INFORMATION PROVIDED:
◇ ◇ ◇ ◇ ◇ ◇ ◇

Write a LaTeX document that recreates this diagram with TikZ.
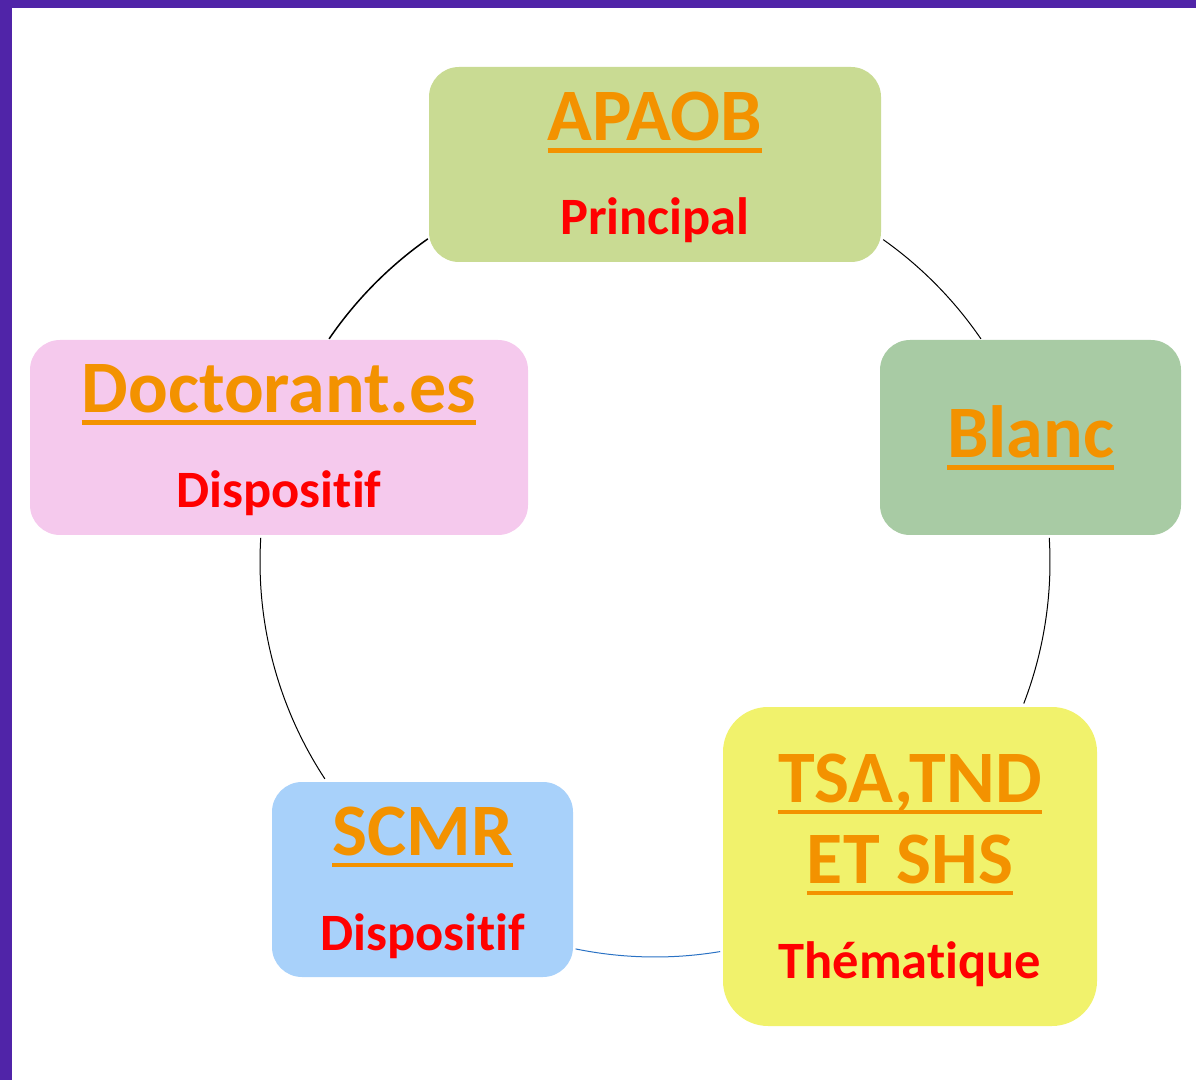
\documentclass[tikz,border=0pt]{standalone}
\usepackage{fontspec}
\setmainfont{Carlito}[Ligatures=NoCommon]

\definecolor{frame}{HTML}{5024A8}
\definecolor{apricot}{HTML}{F39200}
\definecolor{pea}{HTML}{C9DB93}
\definecolor{sage}{HTML}{A8CBA4}
\definecolor{lemon}{HTML}{F1F26C}
\definecolor{sky}{HTML}{A8D1FA}
\definecolor{blush}{HTML}{F5C9ED}
\definecolor{linkblue}{HTML}{2A72C4}

\newcommand\ulword[1]{\setbox0\hbox{#1}\rlap{\rule[-12pt]{\wd0}{4.5pt}}\box0}

\begin{document}
\begin{tikzpicture}[
    x=1pt, y=1pt,
    box/.style={rectangle, rounded corners=30pt, inner sep=0pt},
    title/.style={anchor=base, inner sep=0pt, text=apricot,
        font=\bfseries\fontsize{74}{80}\selectfont},
    role/.style={anchor=base, inner sep=0pt, text=red,
        font=\bfseries\fontsize{52.5}{58}\selectfont},
    link/.style={black, line width=1pt}
]
    \useasboundingbox (0,0) rectangle (1196,1080);
    \fill[frame] (0,1072) rectangle (1196,1080);
    \fill[frame] (0,0) rectangle (12,1080);

    \coordinate (hub) at (655,518);

    % the cycle
    \draw[link] ([shift={(54.7:395)}]hub) arc[start angle=54.7, end angle=34.4, radius=395];
    \draw[link] ([shift={(3.5:395)}]hub) arc[start angle=3.5, end angle=-21, radius=395];
    \draw[link, linkblue] ([shift={(-80.5:395)}]hub) arc[start angle=-80.5, end angle=-101.6, radius=395];
    \draw[link] ([shift={(-146.7:395)}]hub) arc[start angle=-146.7, end angle=-183.5, radius=395];
    \draw[link, line width=1.5pt] ([shift={(145.6:395)}]hub) arc[start angle=145.6, end angle=125.1, radius=395];

    \node[box, fill=pea, minimum width=452pt, minimum height=195pt] (apaob) at (655,915.5) {};
    \node[box, fill=sage, minimum width=301pt, minimum height=195pt] (blanc) at (1030.5,642.5) {};
    \node[box, fill=lemon, rounded corners=45pt, minimum width=374pt, minimum height=319pt] (tsa) at (910,213.5) {};
    \node[box, fill=sky, minimum width=301pt, minimum height=195pt] (scmr) at (422.5,200.5) {};
    \node[box, fill=blush, minimum width=498pt, minimum height=195pt] (doct) at (279,642.5) {};

    \node[title] (apaob-t) at (655,939) {\ulword{APAOB}};
    \node[role] (apaob-r) at (655,845) {Principal};
    \node[title] (blanc-t) at (1030.5,622) {\ulword{Blanc}};
    \node[title] (tsa-t1) at (910,278) {\ulword{TSA,TND}};
    \node[title] (tsa-t2) at (910,197) {\ulword{ET SHS}};
    \node[role] (tsa-r) at (910,102) {Thématique};
    \node[title] (scmr-t) at (422.5,225) {\ulword{SCMR}};
    \node[role] (scmr-r) at (422.5,130) {Dispositif};
    \node[title] (doct-t) at (279,667) {\ulword{Doctorant.es}};
    \node[role] (doct-r) at (279,572) {Dispositif};
\end{tikzpicture}
\end{document}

◇ ◇ ◇ ◇ ◇ ◇ ◇

WHAT IS NEEDED: Reproduce the data above word for word from its first line through the line that holds "(hub) at (655,518);", both ends included; skip pictures.

REPLY TO THE TASK:
Write a LaTeX document that recreates this diagram with TikZ.
\documentclass[tikz,border=0pt]{standalone}
\usepackage{fontspec}
\setmainfont{Carlito}[Ligatures=NoCommon]

\definecolor{frame}{HTML}{5024A8}
\definecolor{apricot}{HTML}{F39200}
\definecolor{pea}{HTML}{C9DB93}
\definecolor{sage}{HTML}{A8CBA4}
\definecolor{lemon}{HTML}{F1F26C}
\definecolor{sky}{HTML}{A8D1FA}
\definecolor{blush}{HTML}{F5C9ED}
\definecolor{linkblue}{HTML}{2A72C4}

\newcommand\ulword[1]{\setbox0\hbox{#1}\rlap{\rule[-12pt]{\wd0}{4.5pt}}\box0}

\begin{document}
\begin{tikzpicture}[
    x=1pt, y=1pt,
    box/.style={rectangle, rounded corners=30pt, inner sep=0pt},
    title/.style={anchor=base, inner sep=0pt, text=apricot,
        font=\bfseries\fontsize{74}{80}\selectfont},
    role/.style={anchor=base, inner sep=0pt, text=red,
        font=\bfseries\fontsize{52.5}{58}\selectfont},
    link/.style={black, line width=1pt}
]
    \useasboundingbox (0,0) rectangle (1196,1080);
    \fill[frame] (0,1072) rectangle (1196,1080);
    \fill[frame] (0,0) rectangle (12,1080);

    \coordinate (hub) at (655,518);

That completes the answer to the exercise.